DESCRIPTION OF THE TASK → Copy out the listing exactly.

INFORMATION SHOWN →

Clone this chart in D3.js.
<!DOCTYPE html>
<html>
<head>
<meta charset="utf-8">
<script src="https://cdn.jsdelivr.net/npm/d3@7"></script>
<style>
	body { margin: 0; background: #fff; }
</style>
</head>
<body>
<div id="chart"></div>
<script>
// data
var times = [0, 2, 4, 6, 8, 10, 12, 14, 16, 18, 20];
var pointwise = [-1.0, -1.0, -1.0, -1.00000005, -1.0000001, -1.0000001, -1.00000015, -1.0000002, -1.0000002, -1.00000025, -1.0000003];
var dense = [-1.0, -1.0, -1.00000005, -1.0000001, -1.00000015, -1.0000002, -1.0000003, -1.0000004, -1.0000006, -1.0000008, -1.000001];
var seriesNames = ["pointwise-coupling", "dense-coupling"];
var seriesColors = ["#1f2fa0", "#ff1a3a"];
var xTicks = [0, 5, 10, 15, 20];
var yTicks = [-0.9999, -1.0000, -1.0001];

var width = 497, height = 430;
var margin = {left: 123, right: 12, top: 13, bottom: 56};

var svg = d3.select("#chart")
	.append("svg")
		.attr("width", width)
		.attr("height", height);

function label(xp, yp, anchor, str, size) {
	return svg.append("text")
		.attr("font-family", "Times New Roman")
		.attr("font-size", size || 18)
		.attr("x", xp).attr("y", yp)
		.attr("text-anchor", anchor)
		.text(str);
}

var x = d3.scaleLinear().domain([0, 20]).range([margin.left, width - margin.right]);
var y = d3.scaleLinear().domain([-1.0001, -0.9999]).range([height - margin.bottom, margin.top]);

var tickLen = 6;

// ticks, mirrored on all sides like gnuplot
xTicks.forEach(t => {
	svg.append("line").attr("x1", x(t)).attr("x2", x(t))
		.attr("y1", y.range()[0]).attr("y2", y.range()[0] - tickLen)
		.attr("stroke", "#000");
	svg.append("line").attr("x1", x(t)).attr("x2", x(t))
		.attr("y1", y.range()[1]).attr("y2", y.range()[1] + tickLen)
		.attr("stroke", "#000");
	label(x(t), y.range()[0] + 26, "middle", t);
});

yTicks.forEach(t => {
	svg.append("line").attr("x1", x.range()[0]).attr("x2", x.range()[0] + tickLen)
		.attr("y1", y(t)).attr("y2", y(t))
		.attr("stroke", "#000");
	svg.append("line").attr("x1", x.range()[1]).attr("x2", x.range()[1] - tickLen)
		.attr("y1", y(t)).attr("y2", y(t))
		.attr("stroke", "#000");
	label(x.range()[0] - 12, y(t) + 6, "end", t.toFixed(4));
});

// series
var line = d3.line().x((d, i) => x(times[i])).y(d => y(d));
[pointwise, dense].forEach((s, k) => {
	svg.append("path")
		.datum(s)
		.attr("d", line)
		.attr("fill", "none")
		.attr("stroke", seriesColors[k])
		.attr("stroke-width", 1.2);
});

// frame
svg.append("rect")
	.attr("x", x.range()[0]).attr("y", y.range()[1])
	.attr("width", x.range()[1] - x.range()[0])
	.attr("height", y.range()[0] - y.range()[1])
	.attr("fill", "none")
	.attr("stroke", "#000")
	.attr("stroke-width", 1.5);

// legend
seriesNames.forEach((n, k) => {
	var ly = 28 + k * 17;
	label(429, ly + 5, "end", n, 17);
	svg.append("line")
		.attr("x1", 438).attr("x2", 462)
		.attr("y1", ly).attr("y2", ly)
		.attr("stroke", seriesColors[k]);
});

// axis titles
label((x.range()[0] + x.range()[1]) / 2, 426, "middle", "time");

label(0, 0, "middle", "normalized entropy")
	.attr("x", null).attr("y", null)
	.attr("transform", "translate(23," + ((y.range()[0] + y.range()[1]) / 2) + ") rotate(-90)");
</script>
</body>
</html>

THE COMPLETED TASK →
Clone this chart in D3.js.
<!DOCTYPE html>
<html>
<head>
<meta charset="utf-8">
<script src="https://cdn.jsdelivr.net/npm/d3@7"></script>
<style>
	body { margin: 0; background: #fff; }
</style>
</head>
<body>
<div id="chart"></div>
<script>
// data
var times = [0, 2, 4, 6, 8, 10, 12, 14, 16, 18, 20];
var pointwise = [-1.0, -1.0, -1.0, -1.00000005, -1.0000001, -1.0000001, -1.00000015, -1.0000002, -1.0000002, -1.00000025, -1.0000003];
var dense = [-1.0, -1.0, -1.00000005, -1.0000001, -1.00000015, -1.0000002, -1.0000003, -1.0000004, -1.0000006, -1.0000008, -1.000001];
var seriesNames = ["pointwise-coupling", "dense-coupling"];
var seriesColors = ["#1f2fa0", "#ff1a3a"];
var xTicks = [0, 5, 10, 15, 20];
var yTicks = [-0.9999, -1.0000, -1.0001];

var width = 497, height = 430;
var margin = {left: 123, right: 12, top: 13, bottom: 56};

var svg = d3.select("#chart")
	.append("svg")
		.attr("width", width)
		.attr("height", height);

function label(xp, yp, anchor, str, size) {
	return svg.append("text")
		.attr("font-family", "Times New Roman")
		.attr("font-size", size || 18)
		.attr("x", xp).attr("y", yp)
		.attr("text-anchor", anchor)
		.text(str);
}

var x = d3.scaleLinear().domain([0, 20]).range([margin.left, width - margin.right]);
var y = d3.scaleLinear().domain([-1.0001, -0.9999]).range([height - margin.bottom, margin.top]);

var tickLen = 6;

// ticks, mirrored on all sides like gnuplot
xTicks.forEach(t => {
	svg.append("line").attr("x1", x(t)).attr("x2", x(t))
		.attr("y1", y.range()[0]).attr("y2", y.range()[0] - tickLen)
		.attr("stroke", "#000");
	svg.append("line").attr("x1", x(t)).attr("x2", x(t))
		.attr("y1", y.range()[1]).attr("y2", y.range()[1] + tickLen)
		.attr("stroke", "#000");
	label(x(t), y.range()[0] + 26, "middle", t);
});

yTicks.forEach(t => {
	svg.append("line").attr("x1", x.range()[0]).attr("x2", x.range()[0] + tickLen)
		.attr("y1", y(t)).attr("y2", y(t))
		.attr("stroke", "#000");
	svg.append("line").attr("x1", x.range()[1]).attr("x2", x.range()[1] - tickLen)
		.attr("y1", y(t)).attr("y2", y(t))
		.attr("stroke", "#000");
	label(x.range()[0] - 12, y(t) + 6, "end", t.toFixed(4));
});

// series
var line = d3.line().x((d, i) => x(times[i])).y(d => y(d));
[pointwise, dense].forEach((s, k) => {
	svg.append("path")
		.datum(s)
		.attr("d", line)
		.attr("fill", "none")
		.attr("stroke", seriesColors[k])
		.attr("stroke-width", 1.2);
});

// frame
svg.append("rect")
	.attr("x", x.range()[0]).attr("y", y.range()[1])
	.attr("width", x.range()[1] - x.range()[0])
	.attr("height", y.range()[0] - y.range()[1])
	.attr("fill", "none")
	.attr("stroke", "#000")
	.attr("stroke-width", 1.5);

// legend
seriesNames.forEach((n, k) => {
	var ly = 28 + k * 17;
	label(429, ly + 5, "end", n, 17);
	svg.append("line")
		.attr("x1", 438).attr("x2", 462)
		.attr("y1", ly).attr("y2", ly)
		.attr("stroke", seriesColors[k]);
});

// axis titles
label((x.range()[0] + x.range()[1]) / 2, 426, "middle", "time");

label(0, 0, "middle", "normalized entropy")
	.attr("x", null).attr("y", null)
	.attr("transform", "translate(23," + ((y.range()[0] + y.range()[1]) / 2) + ") rotate(-90)");
</script>
</body>
</html>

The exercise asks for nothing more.